> Aim of the task
In the records below, find each line with the word "chart" and copy it.

--- begin Recorded information ---

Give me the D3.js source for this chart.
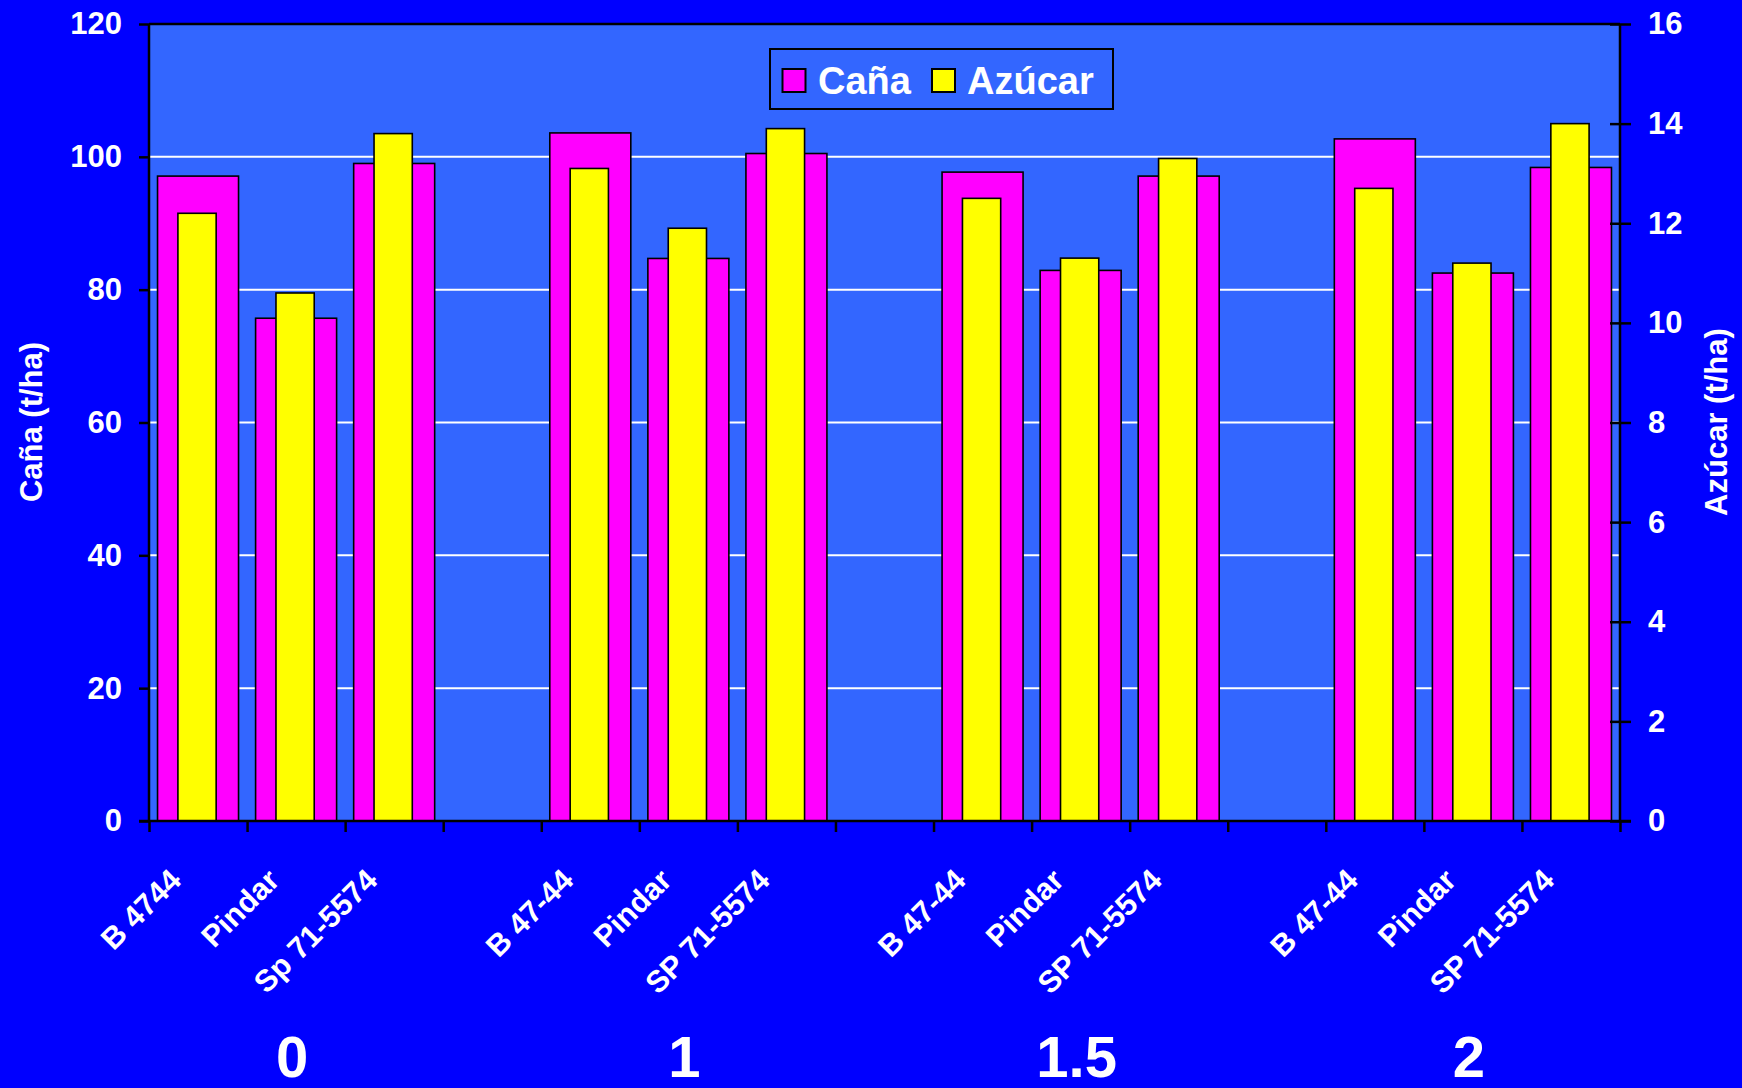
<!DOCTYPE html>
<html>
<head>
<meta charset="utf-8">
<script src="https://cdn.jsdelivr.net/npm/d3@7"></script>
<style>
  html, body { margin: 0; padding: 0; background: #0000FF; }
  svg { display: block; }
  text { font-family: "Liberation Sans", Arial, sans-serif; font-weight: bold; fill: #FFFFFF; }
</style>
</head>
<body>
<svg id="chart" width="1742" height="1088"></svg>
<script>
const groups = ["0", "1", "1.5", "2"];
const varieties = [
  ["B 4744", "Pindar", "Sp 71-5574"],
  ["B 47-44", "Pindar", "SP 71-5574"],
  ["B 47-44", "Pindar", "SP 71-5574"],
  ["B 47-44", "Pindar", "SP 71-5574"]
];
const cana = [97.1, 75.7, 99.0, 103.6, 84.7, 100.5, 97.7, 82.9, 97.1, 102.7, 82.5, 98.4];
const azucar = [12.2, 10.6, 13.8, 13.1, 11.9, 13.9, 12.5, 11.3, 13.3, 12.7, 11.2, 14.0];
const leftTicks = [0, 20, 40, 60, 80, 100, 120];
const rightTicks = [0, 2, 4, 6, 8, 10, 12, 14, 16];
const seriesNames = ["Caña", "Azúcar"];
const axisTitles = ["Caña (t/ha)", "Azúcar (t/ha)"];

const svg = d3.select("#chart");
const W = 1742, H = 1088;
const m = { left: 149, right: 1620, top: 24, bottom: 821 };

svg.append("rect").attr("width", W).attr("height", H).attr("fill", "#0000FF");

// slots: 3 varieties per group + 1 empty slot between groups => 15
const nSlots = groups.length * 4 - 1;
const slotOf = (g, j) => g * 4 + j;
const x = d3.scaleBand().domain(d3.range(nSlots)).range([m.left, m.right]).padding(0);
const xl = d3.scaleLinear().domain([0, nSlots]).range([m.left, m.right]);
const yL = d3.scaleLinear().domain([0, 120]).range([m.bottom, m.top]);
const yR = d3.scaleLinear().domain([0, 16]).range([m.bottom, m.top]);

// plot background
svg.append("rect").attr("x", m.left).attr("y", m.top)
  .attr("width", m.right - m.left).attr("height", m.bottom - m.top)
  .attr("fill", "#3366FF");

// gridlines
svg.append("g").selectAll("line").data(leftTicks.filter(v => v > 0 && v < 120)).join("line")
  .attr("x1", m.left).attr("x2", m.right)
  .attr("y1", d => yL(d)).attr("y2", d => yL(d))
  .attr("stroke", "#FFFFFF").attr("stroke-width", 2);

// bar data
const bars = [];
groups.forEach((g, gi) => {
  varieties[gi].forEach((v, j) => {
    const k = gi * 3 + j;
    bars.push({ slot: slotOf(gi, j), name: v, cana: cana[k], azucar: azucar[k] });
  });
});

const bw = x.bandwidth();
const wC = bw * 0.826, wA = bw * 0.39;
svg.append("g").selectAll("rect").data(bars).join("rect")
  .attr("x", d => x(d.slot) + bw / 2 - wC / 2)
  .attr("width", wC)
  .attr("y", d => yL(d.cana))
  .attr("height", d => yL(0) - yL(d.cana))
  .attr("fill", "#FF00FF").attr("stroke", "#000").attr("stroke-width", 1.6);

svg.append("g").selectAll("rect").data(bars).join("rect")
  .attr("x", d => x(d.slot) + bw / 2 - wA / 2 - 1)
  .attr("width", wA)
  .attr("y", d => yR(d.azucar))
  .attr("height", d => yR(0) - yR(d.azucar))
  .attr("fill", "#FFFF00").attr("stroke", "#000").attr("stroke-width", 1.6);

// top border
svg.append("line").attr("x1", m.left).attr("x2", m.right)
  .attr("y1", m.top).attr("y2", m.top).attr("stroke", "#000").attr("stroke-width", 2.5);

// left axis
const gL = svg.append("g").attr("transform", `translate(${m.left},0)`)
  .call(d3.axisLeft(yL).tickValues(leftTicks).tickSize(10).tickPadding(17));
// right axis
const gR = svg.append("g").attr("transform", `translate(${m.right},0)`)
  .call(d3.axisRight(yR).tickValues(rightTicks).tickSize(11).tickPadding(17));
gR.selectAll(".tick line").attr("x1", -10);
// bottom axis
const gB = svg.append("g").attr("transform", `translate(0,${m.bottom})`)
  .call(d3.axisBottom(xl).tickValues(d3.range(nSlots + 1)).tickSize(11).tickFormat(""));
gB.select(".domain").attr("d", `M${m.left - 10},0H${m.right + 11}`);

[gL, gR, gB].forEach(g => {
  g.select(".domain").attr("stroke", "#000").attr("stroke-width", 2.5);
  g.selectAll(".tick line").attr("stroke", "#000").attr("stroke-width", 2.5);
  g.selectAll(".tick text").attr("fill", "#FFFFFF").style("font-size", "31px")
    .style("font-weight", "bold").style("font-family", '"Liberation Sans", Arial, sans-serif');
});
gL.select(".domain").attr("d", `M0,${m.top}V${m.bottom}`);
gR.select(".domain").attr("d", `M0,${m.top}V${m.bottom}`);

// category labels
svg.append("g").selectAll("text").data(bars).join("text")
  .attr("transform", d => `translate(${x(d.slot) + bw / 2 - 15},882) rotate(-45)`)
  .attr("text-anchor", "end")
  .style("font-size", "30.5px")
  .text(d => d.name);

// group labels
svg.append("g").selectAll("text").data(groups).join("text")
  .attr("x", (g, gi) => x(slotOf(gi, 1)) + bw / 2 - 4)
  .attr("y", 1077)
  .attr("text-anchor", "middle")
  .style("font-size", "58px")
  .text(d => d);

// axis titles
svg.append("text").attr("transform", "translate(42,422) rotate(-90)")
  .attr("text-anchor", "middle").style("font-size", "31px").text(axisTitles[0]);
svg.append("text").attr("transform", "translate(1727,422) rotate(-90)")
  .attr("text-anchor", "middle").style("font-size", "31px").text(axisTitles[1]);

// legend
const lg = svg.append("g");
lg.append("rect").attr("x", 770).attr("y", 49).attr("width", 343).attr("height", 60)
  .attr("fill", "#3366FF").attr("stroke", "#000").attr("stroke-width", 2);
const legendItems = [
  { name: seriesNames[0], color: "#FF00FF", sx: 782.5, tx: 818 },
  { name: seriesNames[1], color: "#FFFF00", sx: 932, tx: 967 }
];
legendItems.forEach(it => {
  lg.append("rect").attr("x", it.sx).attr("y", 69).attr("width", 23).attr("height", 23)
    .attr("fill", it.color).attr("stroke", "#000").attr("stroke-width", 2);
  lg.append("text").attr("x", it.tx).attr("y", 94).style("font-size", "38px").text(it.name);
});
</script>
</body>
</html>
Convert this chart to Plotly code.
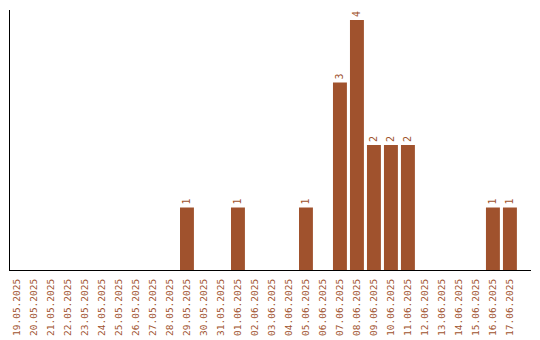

--- end Recorded information ---

> Final answer
Give me the D3.js source for this chart.
<svg id="chart" width="1742" height="1088"></svg>
const svg = d3.select("#chart");
Convert this chart to Plotly code.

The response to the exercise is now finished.